**REQUIREMENTS**
Nothing in the data should change when you return it, but leave the pictures out.

**SUPPLIED MATERIAL**
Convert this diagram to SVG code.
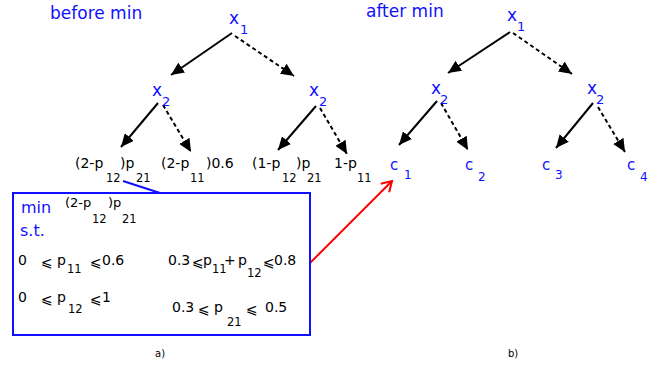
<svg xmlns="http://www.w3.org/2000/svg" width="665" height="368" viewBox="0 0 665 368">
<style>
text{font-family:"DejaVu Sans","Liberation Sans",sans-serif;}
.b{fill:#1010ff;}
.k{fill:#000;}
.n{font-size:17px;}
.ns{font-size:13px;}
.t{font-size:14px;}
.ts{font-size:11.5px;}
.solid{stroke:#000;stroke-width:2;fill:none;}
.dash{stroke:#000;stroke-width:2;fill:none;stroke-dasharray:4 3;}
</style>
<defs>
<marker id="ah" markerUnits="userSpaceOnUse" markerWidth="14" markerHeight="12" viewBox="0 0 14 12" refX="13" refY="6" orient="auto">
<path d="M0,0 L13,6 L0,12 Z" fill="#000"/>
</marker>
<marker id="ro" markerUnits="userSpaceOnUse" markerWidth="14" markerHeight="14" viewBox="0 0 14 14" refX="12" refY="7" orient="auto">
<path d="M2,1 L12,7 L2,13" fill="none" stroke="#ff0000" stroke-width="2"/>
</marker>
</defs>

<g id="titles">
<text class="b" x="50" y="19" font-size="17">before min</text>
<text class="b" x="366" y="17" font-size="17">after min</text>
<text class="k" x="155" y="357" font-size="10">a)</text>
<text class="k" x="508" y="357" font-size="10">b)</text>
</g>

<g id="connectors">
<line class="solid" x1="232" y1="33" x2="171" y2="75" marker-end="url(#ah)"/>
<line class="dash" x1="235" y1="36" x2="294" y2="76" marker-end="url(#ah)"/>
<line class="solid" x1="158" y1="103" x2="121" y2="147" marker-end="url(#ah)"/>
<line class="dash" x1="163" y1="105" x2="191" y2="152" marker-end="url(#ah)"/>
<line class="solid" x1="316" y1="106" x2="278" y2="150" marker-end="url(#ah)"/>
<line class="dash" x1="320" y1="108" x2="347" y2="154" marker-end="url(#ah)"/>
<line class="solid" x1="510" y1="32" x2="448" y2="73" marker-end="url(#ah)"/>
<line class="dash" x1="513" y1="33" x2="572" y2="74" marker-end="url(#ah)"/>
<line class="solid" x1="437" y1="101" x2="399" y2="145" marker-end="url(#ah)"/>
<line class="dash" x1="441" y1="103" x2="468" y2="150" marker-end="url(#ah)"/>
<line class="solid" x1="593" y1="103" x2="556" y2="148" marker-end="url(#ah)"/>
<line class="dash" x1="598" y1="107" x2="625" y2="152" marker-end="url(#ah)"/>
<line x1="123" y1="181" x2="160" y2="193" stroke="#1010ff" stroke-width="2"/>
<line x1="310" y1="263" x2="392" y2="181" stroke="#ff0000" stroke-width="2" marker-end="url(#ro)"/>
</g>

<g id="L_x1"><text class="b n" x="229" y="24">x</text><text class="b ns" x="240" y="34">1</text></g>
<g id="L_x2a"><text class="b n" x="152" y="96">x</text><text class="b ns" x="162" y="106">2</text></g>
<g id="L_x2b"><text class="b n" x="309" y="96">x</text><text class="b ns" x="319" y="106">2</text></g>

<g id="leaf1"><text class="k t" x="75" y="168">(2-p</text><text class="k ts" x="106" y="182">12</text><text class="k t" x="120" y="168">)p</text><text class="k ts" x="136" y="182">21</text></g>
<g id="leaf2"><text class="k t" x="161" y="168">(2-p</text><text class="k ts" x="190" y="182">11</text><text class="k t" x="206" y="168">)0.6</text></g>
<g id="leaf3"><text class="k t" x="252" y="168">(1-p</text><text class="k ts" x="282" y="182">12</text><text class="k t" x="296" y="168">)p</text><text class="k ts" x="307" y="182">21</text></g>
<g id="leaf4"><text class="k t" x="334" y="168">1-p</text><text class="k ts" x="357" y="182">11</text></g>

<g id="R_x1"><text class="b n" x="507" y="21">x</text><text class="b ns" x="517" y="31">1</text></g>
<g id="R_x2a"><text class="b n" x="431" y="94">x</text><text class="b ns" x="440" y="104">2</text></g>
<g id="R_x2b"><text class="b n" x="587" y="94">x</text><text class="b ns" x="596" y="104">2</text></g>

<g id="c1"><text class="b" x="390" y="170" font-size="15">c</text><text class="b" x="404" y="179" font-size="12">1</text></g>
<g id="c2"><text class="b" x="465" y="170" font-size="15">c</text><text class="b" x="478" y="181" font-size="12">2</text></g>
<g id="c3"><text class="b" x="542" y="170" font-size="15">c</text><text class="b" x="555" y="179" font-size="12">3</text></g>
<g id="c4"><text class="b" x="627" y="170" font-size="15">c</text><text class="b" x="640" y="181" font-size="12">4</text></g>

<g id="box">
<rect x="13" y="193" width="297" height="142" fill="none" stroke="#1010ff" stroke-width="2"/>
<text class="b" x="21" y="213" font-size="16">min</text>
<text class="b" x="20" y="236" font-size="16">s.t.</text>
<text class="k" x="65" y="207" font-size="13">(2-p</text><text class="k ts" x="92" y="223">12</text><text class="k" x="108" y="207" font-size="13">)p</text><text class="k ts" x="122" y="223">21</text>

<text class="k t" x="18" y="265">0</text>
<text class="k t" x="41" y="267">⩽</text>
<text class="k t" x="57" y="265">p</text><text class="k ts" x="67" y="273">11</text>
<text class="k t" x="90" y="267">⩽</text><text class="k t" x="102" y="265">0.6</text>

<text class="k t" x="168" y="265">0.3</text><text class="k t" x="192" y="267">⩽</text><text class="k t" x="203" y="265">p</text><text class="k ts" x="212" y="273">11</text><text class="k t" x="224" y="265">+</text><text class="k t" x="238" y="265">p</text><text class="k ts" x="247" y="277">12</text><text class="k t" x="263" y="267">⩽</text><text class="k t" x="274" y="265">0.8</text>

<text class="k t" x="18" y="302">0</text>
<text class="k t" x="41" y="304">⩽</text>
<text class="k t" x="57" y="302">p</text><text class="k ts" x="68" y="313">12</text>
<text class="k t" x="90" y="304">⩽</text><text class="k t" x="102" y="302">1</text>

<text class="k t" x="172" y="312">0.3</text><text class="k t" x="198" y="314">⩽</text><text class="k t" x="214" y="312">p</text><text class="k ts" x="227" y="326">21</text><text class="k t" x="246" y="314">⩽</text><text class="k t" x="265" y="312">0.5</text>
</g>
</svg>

**RESULT BELOW**
Convert this diagram to SVG code.
<svg xmlns="http://www.w3.org/2000/svg" width="665" height="368" viewBox="0 0 665 368">
<style>
text{font-family:"DejaVu Sans","Liberation Sans",sans-serif;}
.b{fill:#1010ff;}
.k{fill:#000;}
.n{font-size:17px;}
.ns{font-size:13px;}
.t{font-size:14px;}
.ts{font-size:11.5px;}
.solid{stroke:#000;stroke-width:2;fill:none;}
.dash{stroke:#000;stroke-width:2;fill:none;stroke-dasharray:4 3;}
</style>
<defs>
<marker id="ah" markerUnits="userSpaceOnUse" markerWidth="14" markerHeight="12" viewBox="0 0 14 12" refX="13" refY="6" orient="auto">
<path d="M0,0 L13,6 L0,12 Z" fill="#000"/>
</marker>
<marker id="ro" markerUnits="userSpaceOnUse" markerWidth="14" markerHeight="14" viewBox="0 0 14 14" refX="12" refY="7" orient="auto">
<path d="M2,1 L12,7 L2,13" fill="none" stroke="#ff0000" stroke-width="2"/>
</marker>
</defs>

<g id="titles">
<text class="b" x="50" y="19" font-size="17">before min</text>
<text class="b" x="366" y="17" font-size="17">after min</text>
<text class="k" x="155" y="357" font-size="10">a)</text>
<text class="k" x="508" y="357" font-size="10">b)</text>
</g>

<g id="connectors">
<line class="solid" x1="232" y1="33" x2="171" y2="75" marker-end="url(#ah)"/>
<line class="dash" x1="235" y1="36" x2="294" y2="76" marker-end="url(#ah)"/>
<line class="solid" x1="158" y1="103" x2="121" y2="147" marker-end="url(#ah)"/>
<line class="dash" x1="163" y1="105" x2="191" y2="152" marker-end="url(#ah)"/>
<line class="solid" x1="316" y1="106" x2="278" y2="150" marker-end="url(#ah)"/>
<line class="dash" x1="320" y1="108" x2="347" y2="154" marker-end="url(#ah)"/>
<line class="solid" x1="510" y1="32" x2="448" y2="73" marker-end="url(#ah)"/>
<line class="dash" x1="513" y1="33" x2="572" y2="74" marker-end="url(#ah)"/>
<line class="solid" x1="437" y1="101" x2="399" y2="145" marker-end="url(#ah)"/>
<line class="dash" x1="441" y1="103" x2="468" y2="150" marker-end="url(#ah)"/>
<line class="solid" x1="593" y1="103" x2="556" y2="148" marker-end="url(#ah)"/>
<line class="dash" x1="598" y1="107" x2="625" y2="152" marker-end="url(#ah)"/>
<line x1="123" y1="181" x2="160" y2="193" stroke="#1010ff" stroke-width="2"/>
<line x1="310" y1="263" x2="392" y2="181" stroke="#ff0000" stroke-width="2" marker-end="url(#ro)"/>
</g>

<g id="L_x1"><text class="b n" x="229" y="24">x</text><text class="b ns" x="240" y="34">1</text></g>
<g id="L_x2a"><text class="b n" x="152" y="96">x</text><text class="b ns" x="162" y="106">2</text></g>
<g id="L_x2b"><text class="b n" x="309" y="96">x</text><text class="b ns" x="319" y="106">2</text></g>

<g id="leaf1"><text class="k t" x="75" y="168">(2-p</text><text class="k ts" x="106" y="182">12</text><text class="k t" x="120" y="168">)p</text><text class="k ts" x="136" y="182">21</text></g>
<g id="leaf2"><text class="k t" x="161" y="168">(2-p</text><text class="k ts" x="190" y="182">11</text><text class="k t" x="206" y="168">)0.6</text></g>
<g id="leaf3"><text class="k t" x="252" y="168">(1-p</text><text class="k ts" x="282" y="182">12</text><text class="k t" x="296" y="168">)p</text><text class="k ts" x="307" y="182">21</text></g>
<g id="leaf4"><text class="k t" x="334" y="168">1-p</text><text class="k ts" x="357" y="182">11</text></g>

<g id="R_x1"><text class="b n" x="507" y="21">x</text><text class="b ns" x="517" y="31">1</text></g>
<g id="R_x2a"><text class="b n" x="431" y="94">x</text><text class="b ns" x="440" y="104">2</text></g>
<g id="R_x2b"><text class="b n" x="587" y="94">x</text><text class="b ns" x="596" y="104">2</text></g>

<g id="c1"><text class="b" x="390" y="170" font-size="15">c</text><text class="b" x="404" y="179" font-size="12">1</text></g>
<g id="c2"><text class="b" x="465" y="170" font-size="15">c</text><text class="b" x="478" y="181" font-size="12">2</text></g>
<g id="c3"><text class="b" x="542" y="170" font-size="15">c</text><text class="b" x="555" y="179" font-size="12">3</text></g>
<g id="c4"><text class="b" x="627" y="170" font-size="15">c</text><text class="b" x="640" y="181" font-size="12">4</text></g>

<g id="box">
<rect x="13" y="193" width="297" height="142" fill="none" stroke="#1010ff" stroke-width="2"/>
<text class="b" x="21" y="213" font-size="16">min</text>
<text class="b" x="20" y="236" font-size="16">s.t.</text>
<text class="k" x="65" y="207" font-size="13">(2-p</text><text class="k ts" x="92" y="223">12</text><text class="k" x="108" y="207" font-size="13">)p</text><text class="k ts" x="122" y="223">21</text>

<text class="k t" x="18" y="265">0</text>
<text class="k t" x="41" y="267">⩽</text>
<text class="k t" x="57" y="265">p</text><text class="k ts" x="67" y="273">11</text>
<text class="k t" x="90" y="267">⩽</text><text class="k t" x="102" y="265">0.6</text>

<text class="k t" x="168" y="265">0.3</text><text class="k t" x="192" y="267">⩽</text><text class="k t" x="203" y="265">p</text><text class="k ts" x="212" y="273">11</text><text class="k t" x="224" y="265">+</text><text class="k t" x="238" y="265">p</text><text class="k ts" x="247" y="277">12</text><text class="k t" x="263" y="267">⩽</text><text class="k t" x="274" y="265">0.8</text>

<text class="k t" x="18" y="302">0</text>
<text class="k t" x="41" y="304">⩽</text>
<text class="k t" x="57" y="302">p</text><text class="k ts" x="68" y="313">12</text>
<text class="k t" x="90" y="304">⩽</text><text class="k t" x="102" y="302">1</text>

<text class="k t" x="172" y="312">0.3</text><text class="k t" x="198" y="314">⩽</text><text class="k t" x="214" y="312">p</text><text class="k ts" x="227" y="326">21</text><text class="k t" x="246" y="314">⩽</text><text class="k t" x="265" y="312">0.5</text>
</g>
</svg>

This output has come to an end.